American television network

Jewelry Television is an American television network specializing in the sale of jewelry. On-air and online, the network is mainly branded by its jtv initials in lower-case letters. It has an estimated reach of more than 80 million U.S. households, through cable and satellite providers, online streaming and limited over-the-air broadcasters.

The headquarters of Jewelry Television are located in Knoxville, Tennessee. It has manufacturing facilities in Sri Lanka, Hong Kong, and Thailand.

==History==

Jewelry Television was founded as America's Collectibles Network (ACN) in 1993 by Jerry Sisk Jr., Bob Hall, and Bill Kouns. Sisk was a graduate gemologist, Kouns was a jewelry expert, and Hall had existing television industry experience.

The fledgling network began broadcasting from a studio in Greeneville, Tennessee, with just one television camera. ACN initially sold gemstones, jewelry, and collectible coins. Sisk, Hall, and Kouns later moved the network to a larger headquarters and television studio in Knoxville.

In 2002, the company re-launched as Jewelry Television and has since focused on selling gemstones, jewelry and jewelry-making kits.

In 2006, Jewelry Television bought competitor Shop at Home and its assets from Scripps. It then served as the replacement for the latter network on a group of Shop at Home-specific Scripps-owned stations while it looked to sell them off.

In 2008 and 2009, Jewelry Television experienced multiple rounds of layoffs, due to both precious metal price increases and the Great Recession.
Jewelry Television has approximately 1,400 employees, as of May 2019.

The network added permanent coverage through the subchannels of Ion Television on March 27, 2023, coincidentally returning the network to the station group which brought it further coverage with the wind-down of its competitor. Scripps wound down the operations of the reality television network TrueReal (which merged with fellow OTA sister network Defy TV) and began to carry JTV under the common arrangement where Scripps will be paid for any sales made through their Ion carriage, with Scripps also carrying the network in markets where no Ion station is available but they do own a traditional television station.

On December 5, 2024, Scripps abruptly removed JTV from all of its stations, replacing it in some markets with getTV.

===Canadian expansion===
On September 7, 2022, Jewelry Television announced that the network would officially pursue further Canadian pay-TV carriage and facilitate easier shipping into the country from the United States, after years of streaming grey market coverage.

==Overview==
Jewelry Television airs 24 hours a day, although programming hours vary between each region, based on the local TV provider. In October 2008 the network began broadcasting in high definition. The network also streams online through its website, like most home shopping networks.

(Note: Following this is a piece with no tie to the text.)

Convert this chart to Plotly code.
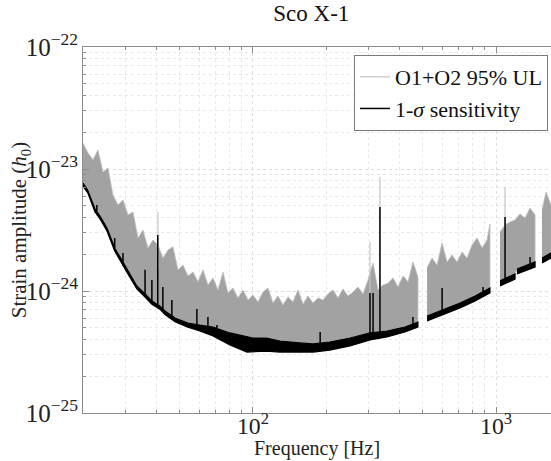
import plotly.graph_objects as go

STRAIN = 1e-24  # strain lists below are in units of 1e-24

# O1+O2 95% upper limit: top of the noisy band, None marks the frequency gaps
ul_freq = [20.0, 20.97, 21.98, 23.05, 24.17, 25.34, 26.57, 27.86, 29.21, 30.63,
           32.11, 33.67, 35.30, 37.01, 38.81, 40.69, 42.66, 44.73, 46.90, 49.17,
           51.56, 54.06, 56.68, 59.43, 62.31, 65.33, 68.50, 71.82, 75.30, 78.96,
           82.79, 86.80, 91.01, 95.43, 100.0, 104.9, 110.0, 115.3, 120.9, 126.8,
           132.9, 139.4, 146.1, 153.2, 160.7, 168.5, 176.6, 185.2, 194.2, 203.6,
           213.5, 223.8, 234.7, 246.1, 258.0, 270.5, 283.6, 297.4, 311.8, 326.9,
           342.8, 359.4, 376.8, 395.1, 414.3, 434.4, 455.4, 477.5, None,
           520.2, 545.5, 571.9, 599.6, 628.7, 659.2, 691.1, 724.6, 759.7, 796.5,
           835.1, 875.6, 918.0, 944.0, None,
           1038, 1089, 1142, 1197, 1255, 1316, 1380, 1447, None,
           1545, 1606, 1683]
ul_top = [16.3, 13.5, 11.9, 14.3, 9.44, 10.2, 6.12, 5.07, 5.57, 4.20,
          4.45, 2.72, 3.16, 2.25, 2.62, 2.38, 1.86, 2.17, 2.30, 1.49,
          1.63, 1.33, 1.43, 1.19, 1.49, 1.12, 1.28, 1.02, 1.43, 0.964,
          1.06, 0.877, 1.02, 0.844, 0.927, 0.813, 0.981, 1.06, 0.797, 0.910,
          0.768, 0.893, 0.813, 1.02, 0.782, 0.910, 0.797, 0.877, 0.844, 0.945,
          1.02, 0.877, 1.04, 0.910, 0.981, 1.08, 0.945, 1.23, 1.70, 1.02,
          1.12, 1.16, 1.28, 1.08, 1.33, 1.19, 1.73, 1.30, None,
          1.55, 1.86, 1.63, 2.47, 1.73, 1.97, 1.73, 2.09, 1.86, 2.38,
          2.72, 2.25, 2.62, 3.54, None,
          3.05, 3.48, 3.68, 3.82, 4.28, 3.97, 4.79, 4.20, None,
          4.61, 6.48, 5.07]

# tall isolated UL lines
ul_spike_freq = [40.69, 303, 333, 1089]
ul_spike_base = [1.5, 0.9, 0.9, 3.3]
ul_spike_top = [4.45, 2.52, 8.59, 7.12]

# 1-sigma sensitivity: upper and lower edge of the black curve
sens_freq = [20.0, 20.9, 22.4, 23.5, 25.1, 27.0, 28.9, 30.6, 33.3, 36.0,
             38.4, 41.4, 43.5, 47.8, 54.0, 60.5, 68.5, 80.4, 94.5, 100,
             114, 129, 156, 177, 207, 251, 303, 356, 422, 477, None,
             520.2, 617, 711, 820, 944, None,
             1038, 1197, None,
             1219, 1447, None,
             1545, 1683]
sens_hi = [7.68, 6.73, 4.70, 4.12, 3.28, 2.25, 1.79, 1.46, 1.10, 0.945,
           0.828, 0.754, 0.686, 0.601, 0.547, 0.526, 0.507, 0.453, 0.420, 0.412,
           0.412, 0.389, 0.375, 0.368, 0.382, 0.412, 0.453, 0.470, 0.507, 0.557, None,
           0.624, 0.712, 0.797, 0.910, 1.06, None,
           1.21, 1.38, None,
           1.51, 1.73, None,
           1.86, 2.05]
sens_lo = [7.20, 6.40, 4.45, 3.90, 3.10, 2.13, 1.70, 1.38, 1.04, 0.890,
           0.780, 0.710, 0.640, 0.560, 0.505, 0.470, 0.428, 0.361, 0.316, 0.316,
           0.322, 0.316, 0.316, 0.316, 0.328, 0.354, 0.397, 0.420, 0.461, 0.507, None,
           0.568, 0.648, 0.726, 0.828, 0.964, None,
           1.10, 1.25, None,
           1.38, 1.57, None,
           1.70, 1.86]

# narrow lines sticking out of the sensitivity curve
sens_spike_freq = [22.8, 27.0, 29.2, 36.0, 38.4, 40.6, 42.6, 46.4, 58.8, 65.3,
                   71.1, 189, 303, 312, 333, 455, 600, 884, 1089, 1380]
sens_spike_base = [4.5, 2.25, 1.6, 0.94, 0.82, 0.77, 0.70, 0.62, 0.53, 0.51,
                   0.48, 0.37, 0.45, 0.45, 0.46, 0.53, 0.64, 0.98, 1.25, 1.65]
sens_spike_top = [5.07, 2.72, 2.05, 1.49, 1.23, 2.88, 1.08, 0.844, 0.712, 0.612,
                  0.526, 0.461, 0.964, 0.964, 4.88, 0.612, 1.06, 1.08, 4.04, 1.90]

FONT = "Liberation Serif, Times New Roman, DejaVu Serif, serif"
AXIS_GREY = "#8c8c8c"
GRID = "#dedede"


def split(freq, *cols):
    segs, cur = [], []
    for row in zip(freq, *cols):
        if row[0] is None:
            segs.append(cur)
            cur = []
        else:
            cur.append(row)
    segs.append(cur)
    return segs


def spikes(freq, base, top):
    xs, ys = [], []
    for f, b, t in zip(freq, base, top):
        xs += [f, f, None]
        ys += [b * STRAIN, t * STRAIN, None]
    return xs, ys


fig = go.Figure()

sens_segs = split(sens_freq, sens_hi, sens_lo)
all_sens = [r for seg in sens_segs for r in seg]

# grey UL band, closed down onto the sensitivity curve
for seg in split(ul_freq, ul_top):
    f0, f1 = seg[0][0], seg[-1][0]
    below = [r for r in all_sens if f0 * 0.99 <= r[0] <= f1 * 1.01][::-1]
    xs = [r[0] for r in seg] + [r[0] for r in below]
    ys = [r[1] * STRAIN for r in seg] + [r[1] * STRAIN for r in below]
    fig.add_trace(go.Scatter(x=xs, y=ys, mode="lines", fill="toself",
                             fillcolor="#a2a2a2",
                             line=dict(color="#bdbdbd", width=0.8),
                             showlegend=False, hoverinfo="skip"))

sx, sy = spikes(ul_spike_freq, ul_spike_base, ul_spike_top)
fig.add_trace(go.Scatter(x=sx, y=sy, mode="lines", name="O1+O2 95% UL",
                         line=dict(color="#c4c4c4", width=1.2)))

# black sensitivity band
for seg in sens_segs:
    xs = [r[0] for r in seg] + [r[0] for r in seg[::-1]]
    ys = [r[1] * STRAIN for r in seg] + [r[2] * STRAIN for r in seg[::-1]]
    fig.add_trace(go.Scatter(x=xs, y=ys, mode="lines", fill="toself",
                             fillcolor="black", line=dict(color="black", width=1.2),
                             showlegend=False, hoverinfo="skip"))

sx, sy = spikes(sens_spike_freq, sens_spike_base, sens_spike_top)
fig.add_trace(go.Scatter(x=sx, y=sy, mode="lines", name="1-<i>σ</i> sensitivity",
                         line=dict(color="black", width=1.5)))

axis_common = dict(
    type="log", tickmode="linear", tick0=0, dtick=1, exponentformat="power",
    ticks="inside", ticklen=6, tickcolor=AXIS_GREY, showline=True,
    linecolor=AXIS_GREY, linewidth=1, showgrid=True, gridcolor=GRID,
    griddash="dot", zeroline=False,
    tickfont=dict(family=FONT, size=20, color="#222"),
    minor=dict(dtick="D1", ticks="inside", ticklen=3, tickcolor=AXIS_GREY,
               showgrid=True, gridcolor="#e8e8e8", griddash="dot"),
)

fig.update_layout(
    width=551, height=461,
    margin=dict(l=83, r=0, t=47, b=48),
    paper_bgcolor="white", plot_bgcolor="white",
    font=dict(family=FONT, color="#222"),
    title=dict(text="Sco X-1", font=dict(family=FONT, size=23, color="#111"),
               xref="container", x=0.565, xanchor="center",
               yref="container", y=0.972, yanchor="middle"),
    xaxis=dict(axis_common, range=[1.30103, 3.226], mirror="ticks",
               ticklabelstandoff=-8, tickfont=dict(family=FONT, size=19, color="#222")),
    yaxis=dict(axis_common, range=[-25, -22], mirror=False),
    legend=dict(x=0.9936, xanchor="right", y=0.978, yanchor="top",
                bgcolor="white", bordercolor="#7a7a7a", borderwidth=1,
                font=dict(family=FONT, size=22, color="#111"),
                itemwidth=30, tracegroupgap=0),
    showlegend=True,
    annotations=[
        dict(text="Frequency [Hz]", xref="paper", yref="paper", x=0.5, y=-0.098,
             xanchor="center", yanchor="middle", showarrow=False,
             font=dict(family=FONT, size=20, color="#222")),
        dict(text="Strain amplitude (<i>h</i><sub>0</sub>)", textangle=-90,
             xref="paper", yref="paper", x=-0.134, y=0.5,
             xanchor="center", yanchor="middle", showarrow=False,
             font=dict(family=FONT, size=21, color="#222")),
    ],
)

# the page's default body margin would shift the figure off the window
fig.write_html("out.html", config={"displayModeBar": False},
               post_script="document.body.style.margin='0';")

In April 2012, Jewelry Television launched the Titanic Jewelry Collection. Created in partnership with Titanic Museum Attractions, this proprietary collection offers pieces in the Art Nouveau and Edwardian styles typical of that era.

==Lawsuits==
On March 26, 2008, Jewelry Television filed suit in the U.S. District Court in Tennessee against Lloyd's of London, as a result of a criminal scheme that took place in 2006 and 2007. A person had used a bank account of the Office of the Comptroller of the City of New York to buy more than $3.5 million in jewelry.

On May 23, 2008, a $5 million class action lawsuit was filed in California against Jewelry Television. The suit alleged that since 2003, the shopping network has sold a gemstone called andesine-labradorite, without disclosing its treatment, while promising buyers that this stone was rare and untreated. On June 2, 2008, Jewelry Television said andesine-labradorite has been sold in the gem trade since 2002 as a natural and untreated material. "Lab reports from major laboratories have consistently confirmed these gemstones as natural and untreated. Jewelry Television, like other major retailers, relied upon the lab reports and general industry information".

On May 19, 2009, an age discrimination lawsuit was filed against Jewelry Television alleging an employee had been terminated as part of a company-wide reduction in workforce the previous May.